At our congregation we ask people to notice “kairos” moments (aka “God moments” or “Aha moments”).   These can be positive or negative moments, which give us pause (like a Sabbath).  At this point, we discern 2 questions: What is God’s word of grace for me this day? And What would God have me do?

So, what borders have your religious inclinations mounted?  Where have you seen folks cross borders to be the Gospel to others?  What kairos moments have you had lately?  What have you done in response to those moments?

P (Prayer): Lord, help us to discern your will for us in this place and time.  Amen.  


  S (Scripture): 1 Timothy 1:15 This saying is trustworthy and deserves full acceptance: “Christ Jesus came into the world to save sinners” – and I am the worst of them! 16 But here is why I was treated with mercy: so that in me as the worst, Christ Jesus could demonstrate his utmost patience, as an example for those who are going to believe in him for eternal life.

O (Observation):  Paul (author of our letter here to Timothy) used to be Saul.  Saul persecuted / killed those who claimed that Jesus Christ was Lord / Son of God. Why?  Saul was a Pharisee, and considered his slaughter of Christians a strong and powerful showing of the depths of his faith and loyalty to God.  

And Paul recognizes that God has done soemthing extremely special here:  God redeems Saul to show the world the depths of God’s saving power.  That even in the midst of his sin, Paul was redeemed.  

That was a big change from the popular thought of the Jewish (human-constructed) belief system.   One showed their obedience to God and then was identified as a trusted member of God’s household of faith.  

God, In Jesus, changed all of that.  

A (Application):  People make the wrong connections here. A lot of doubters say, “So I just do whatever I want, and God’s cool with that.  God will just say, ‘Oh, I love you, do whatever you want.’ And then they are saved and can do it all over again.”

That’s precisely NOT what grace is about.  Does God’s grace envelope you right where you are?  Yes!  Absolutely!  But is that where you stay?  No! Certainly not!
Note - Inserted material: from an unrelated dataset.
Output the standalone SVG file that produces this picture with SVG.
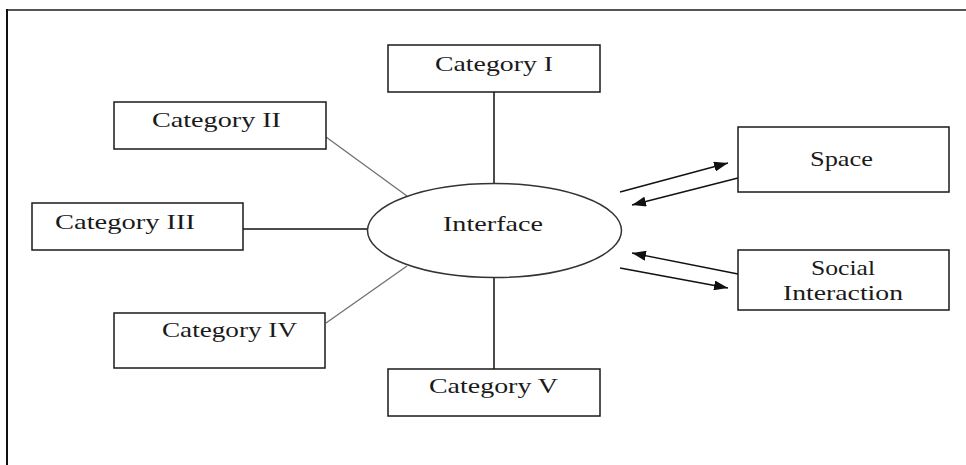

We are all called to repent and believe in the Good News of Jesus Christ.   But before we repent, we have to know that there is something for which we are called to repent.  

Usually, God catches our attention with a kairos – a moment in time that freezes us in our tracks, either a positive or negative experience.  We can dive into those moments to process what’s going on.   Since we mostly will NOT see Jesus face to face, as Saul/Paul did, we can share stories from the Scriptures and our own lives to help that person.  Those moments are best spent with others in the faith to help the person having the kairos.

Can you name a kairos from your life?   Can you point to a moment recently, that took your breath away, for better or worse?

My most recent kairos has to do with engaging in campus ministry at MTSU.   In pursuing what God is saying to me, my close disciple-friends helped me to discern that God is promising to lay out a path for me.  And God has done that.  We begin working with campus ministry later this month!!!  (The processing and communal support are key to dealing with a kairos!)

P (Prayer):  Lord, you come to us, always.   Remind us that we are yours and that we can hear from you any time and any place. Amen.